Work instructions:
Copy, exactly as written, the lines that begin at the one containing "Output the component" and end at the one containing "import * as". Skip any pictures in the data below.

Information provided:

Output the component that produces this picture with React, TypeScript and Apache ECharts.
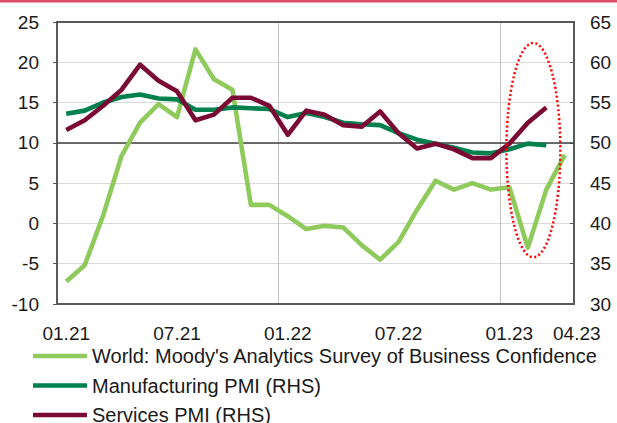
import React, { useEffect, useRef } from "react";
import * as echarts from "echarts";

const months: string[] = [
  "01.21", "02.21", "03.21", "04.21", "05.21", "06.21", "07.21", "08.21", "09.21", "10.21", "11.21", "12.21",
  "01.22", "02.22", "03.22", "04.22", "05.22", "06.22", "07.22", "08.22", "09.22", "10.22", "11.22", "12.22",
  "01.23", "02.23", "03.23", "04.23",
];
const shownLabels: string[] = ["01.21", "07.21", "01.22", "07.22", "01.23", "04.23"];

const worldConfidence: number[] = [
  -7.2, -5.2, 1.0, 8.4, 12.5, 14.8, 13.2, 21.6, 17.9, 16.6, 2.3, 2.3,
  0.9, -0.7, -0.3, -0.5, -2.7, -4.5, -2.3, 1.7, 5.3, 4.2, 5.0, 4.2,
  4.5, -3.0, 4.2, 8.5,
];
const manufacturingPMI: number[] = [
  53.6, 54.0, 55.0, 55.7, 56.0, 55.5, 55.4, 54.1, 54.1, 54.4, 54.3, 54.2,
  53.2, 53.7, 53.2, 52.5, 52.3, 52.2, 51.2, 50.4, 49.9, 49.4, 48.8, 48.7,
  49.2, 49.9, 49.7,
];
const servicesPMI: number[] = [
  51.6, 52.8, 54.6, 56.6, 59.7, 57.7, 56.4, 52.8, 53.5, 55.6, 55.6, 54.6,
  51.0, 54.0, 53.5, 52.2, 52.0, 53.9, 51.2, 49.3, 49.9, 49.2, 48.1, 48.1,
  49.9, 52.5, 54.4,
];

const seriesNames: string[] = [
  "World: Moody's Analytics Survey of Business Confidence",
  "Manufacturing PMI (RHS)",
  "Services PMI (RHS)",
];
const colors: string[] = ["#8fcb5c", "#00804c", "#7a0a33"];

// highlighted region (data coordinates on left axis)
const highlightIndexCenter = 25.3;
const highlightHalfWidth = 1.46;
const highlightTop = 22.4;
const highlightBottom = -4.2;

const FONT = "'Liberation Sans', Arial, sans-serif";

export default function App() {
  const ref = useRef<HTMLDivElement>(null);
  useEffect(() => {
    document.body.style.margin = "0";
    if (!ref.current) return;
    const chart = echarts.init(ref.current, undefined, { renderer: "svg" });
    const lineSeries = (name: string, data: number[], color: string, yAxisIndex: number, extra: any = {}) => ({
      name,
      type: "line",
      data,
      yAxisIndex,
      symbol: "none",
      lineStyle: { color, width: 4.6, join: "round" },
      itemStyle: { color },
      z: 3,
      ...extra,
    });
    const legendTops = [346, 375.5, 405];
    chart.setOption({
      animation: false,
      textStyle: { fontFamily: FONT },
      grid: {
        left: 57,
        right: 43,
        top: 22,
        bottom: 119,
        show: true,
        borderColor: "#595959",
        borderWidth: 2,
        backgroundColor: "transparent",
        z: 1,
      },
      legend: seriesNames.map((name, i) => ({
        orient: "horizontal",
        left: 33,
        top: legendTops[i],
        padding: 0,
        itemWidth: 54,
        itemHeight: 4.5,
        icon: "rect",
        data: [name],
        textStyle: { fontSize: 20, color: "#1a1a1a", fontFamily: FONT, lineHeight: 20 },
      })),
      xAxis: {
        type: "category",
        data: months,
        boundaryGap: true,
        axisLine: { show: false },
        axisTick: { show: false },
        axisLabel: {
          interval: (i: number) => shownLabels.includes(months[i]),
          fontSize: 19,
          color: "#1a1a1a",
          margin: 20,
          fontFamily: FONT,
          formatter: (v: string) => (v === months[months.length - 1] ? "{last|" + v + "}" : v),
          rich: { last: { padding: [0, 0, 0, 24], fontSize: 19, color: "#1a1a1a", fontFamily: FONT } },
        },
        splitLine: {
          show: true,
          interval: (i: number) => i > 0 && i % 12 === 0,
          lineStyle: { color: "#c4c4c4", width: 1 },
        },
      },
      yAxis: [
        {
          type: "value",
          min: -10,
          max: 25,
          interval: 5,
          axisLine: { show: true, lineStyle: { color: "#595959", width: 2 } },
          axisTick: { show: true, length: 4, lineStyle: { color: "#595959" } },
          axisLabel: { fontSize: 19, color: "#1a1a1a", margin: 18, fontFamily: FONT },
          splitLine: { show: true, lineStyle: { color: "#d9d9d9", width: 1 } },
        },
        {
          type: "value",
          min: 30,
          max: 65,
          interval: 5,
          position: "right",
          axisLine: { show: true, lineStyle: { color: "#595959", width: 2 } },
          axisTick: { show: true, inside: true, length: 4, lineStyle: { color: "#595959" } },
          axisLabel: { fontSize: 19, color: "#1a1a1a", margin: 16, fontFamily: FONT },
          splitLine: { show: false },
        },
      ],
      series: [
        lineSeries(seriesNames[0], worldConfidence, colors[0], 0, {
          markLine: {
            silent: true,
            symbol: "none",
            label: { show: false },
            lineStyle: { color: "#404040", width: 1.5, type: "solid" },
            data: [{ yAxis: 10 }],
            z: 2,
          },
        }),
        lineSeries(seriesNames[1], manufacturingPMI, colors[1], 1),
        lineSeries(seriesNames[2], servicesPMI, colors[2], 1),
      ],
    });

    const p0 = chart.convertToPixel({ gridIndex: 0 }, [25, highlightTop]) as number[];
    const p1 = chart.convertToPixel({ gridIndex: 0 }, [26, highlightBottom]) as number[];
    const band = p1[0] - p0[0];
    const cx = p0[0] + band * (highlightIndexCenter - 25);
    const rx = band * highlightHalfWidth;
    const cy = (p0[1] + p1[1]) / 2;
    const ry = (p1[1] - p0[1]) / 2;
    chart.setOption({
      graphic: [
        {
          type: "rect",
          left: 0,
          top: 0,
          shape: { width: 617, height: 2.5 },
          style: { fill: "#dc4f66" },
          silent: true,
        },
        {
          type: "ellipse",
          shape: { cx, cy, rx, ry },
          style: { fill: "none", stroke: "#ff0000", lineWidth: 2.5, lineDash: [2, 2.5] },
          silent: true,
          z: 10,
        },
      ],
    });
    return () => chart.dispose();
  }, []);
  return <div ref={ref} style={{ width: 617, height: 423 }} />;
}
==
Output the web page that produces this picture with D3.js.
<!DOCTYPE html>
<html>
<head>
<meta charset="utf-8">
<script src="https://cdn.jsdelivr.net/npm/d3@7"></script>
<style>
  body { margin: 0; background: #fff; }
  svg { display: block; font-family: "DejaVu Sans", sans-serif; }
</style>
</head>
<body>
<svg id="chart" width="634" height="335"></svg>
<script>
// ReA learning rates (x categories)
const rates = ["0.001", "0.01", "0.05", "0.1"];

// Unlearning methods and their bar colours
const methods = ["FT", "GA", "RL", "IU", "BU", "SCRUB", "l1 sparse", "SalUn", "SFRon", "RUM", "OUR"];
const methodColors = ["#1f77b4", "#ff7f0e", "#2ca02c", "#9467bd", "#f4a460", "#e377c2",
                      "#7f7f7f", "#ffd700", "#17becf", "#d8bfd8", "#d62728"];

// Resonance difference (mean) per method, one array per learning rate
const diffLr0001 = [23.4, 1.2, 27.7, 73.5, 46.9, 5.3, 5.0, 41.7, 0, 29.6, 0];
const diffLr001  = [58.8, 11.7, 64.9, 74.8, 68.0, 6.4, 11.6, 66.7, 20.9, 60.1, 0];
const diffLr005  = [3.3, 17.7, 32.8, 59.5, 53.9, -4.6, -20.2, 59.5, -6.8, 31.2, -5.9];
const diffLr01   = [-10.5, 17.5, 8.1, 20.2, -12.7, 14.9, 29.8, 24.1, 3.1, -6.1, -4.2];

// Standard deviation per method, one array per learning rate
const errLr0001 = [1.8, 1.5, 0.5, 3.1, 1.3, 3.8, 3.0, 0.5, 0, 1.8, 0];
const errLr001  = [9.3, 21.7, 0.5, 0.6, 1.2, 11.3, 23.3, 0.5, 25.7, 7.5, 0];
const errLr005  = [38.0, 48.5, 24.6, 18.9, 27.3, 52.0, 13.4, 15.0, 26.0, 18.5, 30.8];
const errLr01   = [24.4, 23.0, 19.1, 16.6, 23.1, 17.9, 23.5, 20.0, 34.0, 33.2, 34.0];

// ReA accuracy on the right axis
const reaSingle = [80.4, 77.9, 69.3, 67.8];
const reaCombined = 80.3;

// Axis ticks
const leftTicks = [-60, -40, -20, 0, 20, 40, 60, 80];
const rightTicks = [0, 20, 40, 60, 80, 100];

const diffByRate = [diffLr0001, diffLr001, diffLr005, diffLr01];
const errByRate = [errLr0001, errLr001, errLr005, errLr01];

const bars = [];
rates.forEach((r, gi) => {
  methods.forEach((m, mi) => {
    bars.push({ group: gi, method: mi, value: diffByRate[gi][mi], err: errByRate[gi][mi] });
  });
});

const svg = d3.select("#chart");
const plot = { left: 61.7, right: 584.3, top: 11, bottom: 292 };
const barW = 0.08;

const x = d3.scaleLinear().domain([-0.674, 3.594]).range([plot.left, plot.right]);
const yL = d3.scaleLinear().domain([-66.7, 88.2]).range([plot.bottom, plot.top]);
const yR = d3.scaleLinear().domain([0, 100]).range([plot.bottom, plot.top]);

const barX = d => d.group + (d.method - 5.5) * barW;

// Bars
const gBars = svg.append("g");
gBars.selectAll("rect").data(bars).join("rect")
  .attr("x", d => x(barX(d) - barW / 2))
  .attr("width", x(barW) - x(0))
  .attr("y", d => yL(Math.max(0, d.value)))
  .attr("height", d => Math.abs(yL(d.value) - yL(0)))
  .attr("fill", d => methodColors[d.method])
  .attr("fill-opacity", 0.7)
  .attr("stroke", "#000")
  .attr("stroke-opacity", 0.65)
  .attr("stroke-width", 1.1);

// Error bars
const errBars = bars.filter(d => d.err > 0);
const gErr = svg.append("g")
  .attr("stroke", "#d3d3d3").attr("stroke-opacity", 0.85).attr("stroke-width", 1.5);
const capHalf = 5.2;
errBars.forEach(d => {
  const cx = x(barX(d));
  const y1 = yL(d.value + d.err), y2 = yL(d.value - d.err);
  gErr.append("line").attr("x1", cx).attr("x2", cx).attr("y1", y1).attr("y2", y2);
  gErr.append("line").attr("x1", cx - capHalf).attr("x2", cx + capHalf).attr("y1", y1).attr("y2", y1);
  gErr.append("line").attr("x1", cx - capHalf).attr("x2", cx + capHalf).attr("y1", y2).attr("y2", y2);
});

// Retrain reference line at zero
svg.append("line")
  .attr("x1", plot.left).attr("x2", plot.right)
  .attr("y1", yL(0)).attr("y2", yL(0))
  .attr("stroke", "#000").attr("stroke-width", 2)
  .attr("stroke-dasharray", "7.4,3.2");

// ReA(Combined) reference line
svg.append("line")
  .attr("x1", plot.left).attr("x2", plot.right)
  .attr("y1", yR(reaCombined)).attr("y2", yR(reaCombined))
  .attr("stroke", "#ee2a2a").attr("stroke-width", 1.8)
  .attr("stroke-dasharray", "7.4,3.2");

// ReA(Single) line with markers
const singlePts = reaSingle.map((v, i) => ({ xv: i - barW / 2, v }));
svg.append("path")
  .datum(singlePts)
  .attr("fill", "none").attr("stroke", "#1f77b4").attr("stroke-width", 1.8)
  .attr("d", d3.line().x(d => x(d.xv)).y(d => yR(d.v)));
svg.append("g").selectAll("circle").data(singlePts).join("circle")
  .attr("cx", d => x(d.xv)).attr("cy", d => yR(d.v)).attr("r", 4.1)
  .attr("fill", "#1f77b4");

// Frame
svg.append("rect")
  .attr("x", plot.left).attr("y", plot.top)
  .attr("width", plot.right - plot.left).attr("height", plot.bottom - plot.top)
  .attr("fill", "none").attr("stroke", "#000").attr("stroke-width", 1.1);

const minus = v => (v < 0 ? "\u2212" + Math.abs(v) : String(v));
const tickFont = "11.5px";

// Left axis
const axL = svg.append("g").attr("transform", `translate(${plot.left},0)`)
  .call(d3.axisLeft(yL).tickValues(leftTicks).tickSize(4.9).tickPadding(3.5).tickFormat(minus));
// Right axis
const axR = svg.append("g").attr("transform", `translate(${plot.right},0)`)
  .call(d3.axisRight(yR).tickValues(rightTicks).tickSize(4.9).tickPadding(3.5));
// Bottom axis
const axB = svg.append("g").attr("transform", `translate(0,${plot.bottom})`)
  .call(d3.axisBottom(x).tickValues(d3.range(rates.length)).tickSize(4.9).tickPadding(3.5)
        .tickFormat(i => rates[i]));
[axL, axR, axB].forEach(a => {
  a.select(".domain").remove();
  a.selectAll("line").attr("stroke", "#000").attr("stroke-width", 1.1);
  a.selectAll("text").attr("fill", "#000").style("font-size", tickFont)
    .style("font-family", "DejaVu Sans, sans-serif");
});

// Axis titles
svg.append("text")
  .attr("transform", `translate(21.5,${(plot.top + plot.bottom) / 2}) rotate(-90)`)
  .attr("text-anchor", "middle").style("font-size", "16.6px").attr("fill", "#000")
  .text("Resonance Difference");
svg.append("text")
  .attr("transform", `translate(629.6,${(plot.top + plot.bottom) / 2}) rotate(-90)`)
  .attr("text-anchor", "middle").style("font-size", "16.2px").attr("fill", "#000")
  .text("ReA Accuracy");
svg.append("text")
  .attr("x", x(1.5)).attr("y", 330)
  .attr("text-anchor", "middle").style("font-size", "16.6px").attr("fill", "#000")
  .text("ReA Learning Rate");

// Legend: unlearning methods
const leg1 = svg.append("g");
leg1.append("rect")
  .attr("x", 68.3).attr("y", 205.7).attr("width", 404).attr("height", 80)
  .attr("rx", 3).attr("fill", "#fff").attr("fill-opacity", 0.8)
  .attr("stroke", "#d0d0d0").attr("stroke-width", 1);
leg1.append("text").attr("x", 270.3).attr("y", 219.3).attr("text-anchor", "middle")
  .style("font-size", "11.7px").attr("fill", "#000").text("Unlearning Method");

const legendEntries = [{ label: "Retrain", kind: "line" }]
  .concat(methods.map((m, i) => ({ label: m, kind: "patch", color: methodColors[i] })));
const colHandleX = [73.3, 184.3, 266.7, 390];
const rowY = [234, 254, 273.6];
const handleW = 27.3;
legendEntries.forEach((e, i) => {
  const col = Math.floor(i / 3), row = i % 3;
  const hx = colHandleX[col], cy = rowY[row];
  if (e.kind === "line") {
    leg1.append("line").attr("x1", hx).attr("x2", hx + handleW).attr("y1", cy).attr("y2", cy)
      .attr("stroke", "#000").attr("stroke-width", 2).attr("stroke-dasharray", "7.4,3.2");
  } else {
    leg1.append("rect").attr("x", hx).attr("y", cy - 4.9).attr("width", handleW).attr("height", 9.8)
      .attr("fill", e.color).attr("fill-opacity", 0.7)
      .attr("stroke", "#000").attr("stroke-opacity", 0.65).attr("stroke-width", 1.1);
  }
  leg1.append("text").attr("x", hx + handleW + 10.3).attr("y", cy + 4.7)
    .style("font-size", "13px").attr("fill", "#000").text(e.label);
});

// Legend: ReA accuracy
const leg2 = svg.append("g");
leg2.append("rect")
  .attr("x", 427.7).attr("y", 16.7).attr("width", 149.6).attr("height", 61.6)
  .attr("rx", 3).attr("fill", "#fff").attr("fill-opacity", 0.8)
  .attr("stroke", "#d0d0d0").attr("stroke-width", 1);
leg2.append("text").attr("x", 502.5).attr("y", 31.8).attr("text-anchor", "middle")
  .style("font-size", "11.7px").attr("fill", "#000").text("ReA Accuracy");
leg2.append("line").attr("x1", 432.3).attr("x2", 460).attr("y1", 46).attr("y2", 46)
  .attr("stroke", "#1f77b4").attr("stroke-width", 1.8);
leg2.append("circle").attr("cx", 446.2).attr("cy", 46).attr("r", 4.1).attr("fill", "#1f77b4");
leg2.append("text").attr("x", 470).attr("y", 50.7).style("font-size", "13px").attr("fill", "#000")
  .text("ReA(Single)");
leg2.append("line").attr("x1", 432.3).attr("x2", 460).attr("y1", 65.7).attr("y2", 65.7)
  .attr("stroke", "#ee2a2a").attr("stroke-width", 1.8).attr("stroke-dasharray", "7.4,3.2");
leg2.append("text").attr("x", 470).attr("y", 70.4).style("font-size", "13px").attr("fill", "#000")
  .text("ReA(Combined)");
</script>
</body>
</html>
---
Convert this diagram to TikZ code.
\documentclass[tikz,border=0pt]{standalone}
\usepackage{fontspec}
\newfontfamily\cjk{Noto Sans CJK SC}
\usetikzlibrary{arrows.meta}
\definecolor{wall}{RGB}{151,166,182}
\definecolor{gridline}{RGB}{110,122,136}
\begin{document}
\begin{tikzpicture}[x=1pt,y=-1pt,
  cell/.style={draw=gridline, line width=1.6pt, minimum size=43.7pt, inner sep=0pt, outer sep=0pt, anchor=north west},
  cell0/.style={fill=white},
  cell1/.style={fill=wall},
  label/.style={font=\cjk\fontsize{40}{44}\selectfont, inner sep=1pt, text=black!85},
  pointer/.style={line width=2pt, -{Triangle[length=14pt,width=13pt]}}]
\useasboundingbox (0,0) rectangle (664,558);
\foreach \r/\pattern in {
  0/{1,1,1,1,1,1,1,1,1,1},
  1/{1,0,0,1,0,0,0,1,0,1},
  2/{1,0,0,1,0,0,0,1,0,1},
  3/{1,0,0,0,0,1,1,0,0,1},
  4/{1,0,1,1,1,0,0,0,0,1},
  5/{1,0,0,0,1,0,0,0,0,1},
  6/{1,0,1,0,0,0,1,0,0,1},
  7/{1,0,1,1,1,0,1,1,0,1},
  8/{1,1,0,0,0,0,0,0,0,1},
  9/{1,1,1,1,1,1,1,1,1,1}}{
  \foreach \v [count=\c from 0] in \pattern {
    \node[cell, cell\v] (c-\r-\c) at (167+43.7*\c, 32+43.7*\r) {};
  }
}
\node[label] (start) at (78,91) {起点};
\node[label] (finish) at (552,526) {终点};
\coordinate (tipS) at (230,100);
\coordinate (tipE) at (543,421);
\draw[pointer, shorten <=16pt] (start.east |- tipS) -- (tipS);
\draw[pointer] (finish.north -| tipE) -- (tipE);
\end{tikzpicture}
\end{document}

Task result:
Output the component that produces this picture with React, TypeScript and Apache ECharts.
import React, { useEffect, useRef } from "react";
import * as echarts from "echarts";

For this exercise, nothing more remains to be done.